Important Facts: Toe walking is sometimes the result of cerebral palsy, muscular dystrophy or another generalized disease of nerve and muscle. Children with autism also may walk on their toes or the balls of their feet, but many do not.
Treatment Duration: Most cases of persistent toe-walking are familial or are simply secondary to tight muscles. Treatment may involve observation, physical therapy, casting or surgery. Toe-walking may indicate a neuromuscular disorder such as cerebral palsy or it could be a sign of developmental dysplasia of the hip or leg length discrepancy.
Do’s/Don’ts: Toe Walking in children can look cute but it is important to recognize that it could be a symptom of other serious issues.
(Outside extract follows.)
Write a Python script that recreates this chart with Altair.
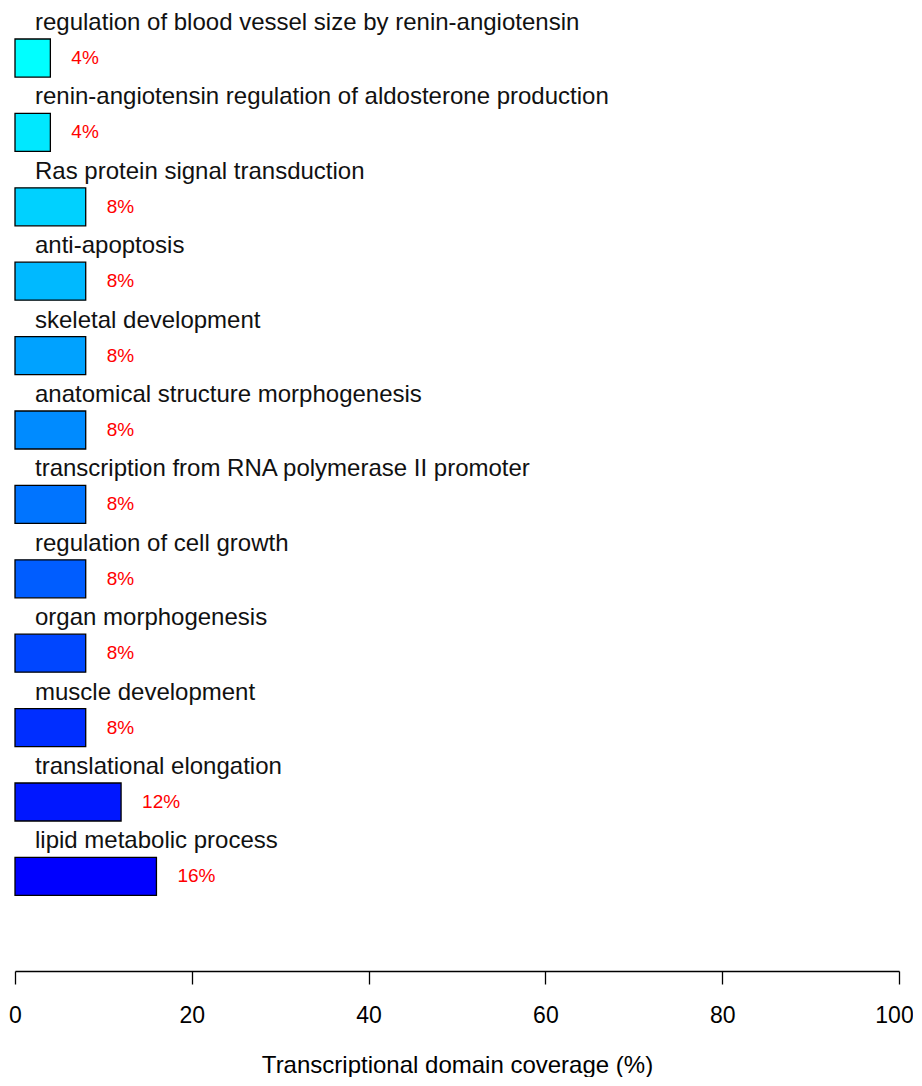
import altair as alt
import pandas as pd

categories = [
    "regulation of blood vessel size by renin-angiotensin",
    "renin-angiotensin regulation of aldosterone production",
    "Ras protein signal transduction",
    "anti-apoptosis",
    "skeletal development",
    "anatomical structure morphogenesis",
    "transcription from RNA polymerase II promoter",
    "regulation of cell growth",
    "organ morphogenesis",
    "muscle development",
    "translational elongation",
    "lipid metabolic process",
]
coverage = [4, 4, 8, 8, 8, 8, 8, 8, 8, 8, 12, 16]
pct_labels = ["4%", "4%", "8%", "8%", "8%", "8%", "8%", "8%", "8%", "8%", "12%", "16%"]
x_ticks = [0, 20, 40, 60, 80, 100]
palette = ["#00FFFF", "#00E8FF", "#00D1FF", "#00B9FF", "#00A2FF", "#008BFF",
           "#0074FF", "#005DFF", "#0046FF", "#002EFF", "#0017FF", "#0000FF"]

df = pd.DataFrame({"category": categories, "coverage": coverage, "label": pct_labels})

FONT = "Liberation Sans"

y = alt.Y("category:N", sort=categories,
          scale=alt.Scale(paddingInner=0.4892, paddingOuter=0.7165, align=0.291, round=False),
          axis=None)

x = alt.X("coverage:Q",
          scale=alt.Scale(domain=[0, 100], nice=False, zero=True),
          axis=alt.Axis(values=x_ticks, title="Transcriptional domain coverage (%)",
                        tickSize=13, tickColor="black", domainColor="black",
                        tickWidth=1.3, domainWidth=1.3, grid=False,
                        labelFontSize=23, labelFont=FONT, labelColor="black",
                        labelPadding=20, labelFlush=False,
                        labelOffset=alt.condition("datum.value == 100", alt.value(-5), alt.value(0)),
                        titleFontSize=24, titleFont=FONT, titleFontWeight="normal",
                        titleColor="black", titlePadding=26))

bars = alt.Chart(df).mark_bar(stroke="black", strokeWidth=1.3).encode(
    x=x, y=y,
    color=alt.Color("category:N", scale=alt.Scale(domain=categories, range=palette), legend=None),
)

names = alt.Chart(df).mark_text(align="left", baseline="alphabetic", dx=20, dy=-28,
                                fontSize=24, font=FONT, color="#111111").encode(
    x=alt.datum(0), y=y, text="category:N")

pcts = alt.Chart(df).mark_text(align="left", baseline="middle", dx=21, dy=0,
                               fontSize=19, font=FONT, color="#FF0000").encode(
    x="coverage:Q", y=y, text="label:N")

chart = alt.layer(bars, names, pcts).properties(
    width=884, height=963,
    autosize=alt.AutoSizeParams(type="none"),
    padding={"left": 7, "top": 0, "right": 14, "bottom": 106},
).configure_view(stroke=None)

chart.save("out.html", embed_options={"renderer": "svg", "actions": False})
If it is consistent and persistent you should talk to your pediatrician about it and have your child examined for any complications or any potential impending medical problems
Avoid aggressively pushing your child into a flat foot position as this may cause pain and injury if you are not careful.
Common Myths: Exersaucers and walkers have a double negative impact on infant development. They are marketed to parents as helping children learn to stand up and walk. However, the infant is placed in a semi-reclined position with their hips placed in a seated position. This is NOT the position children learn how to walk in. As well, the infant spends time in an extended knee and toes pointed (plantar flexed) position which does promote the negative response of Toe Walking.
There are many people who have been life-long toe walkers with little or no complications. These individuals report that they remember walking on their toes since they were very young and that it seems natural and have been able to live normal lives.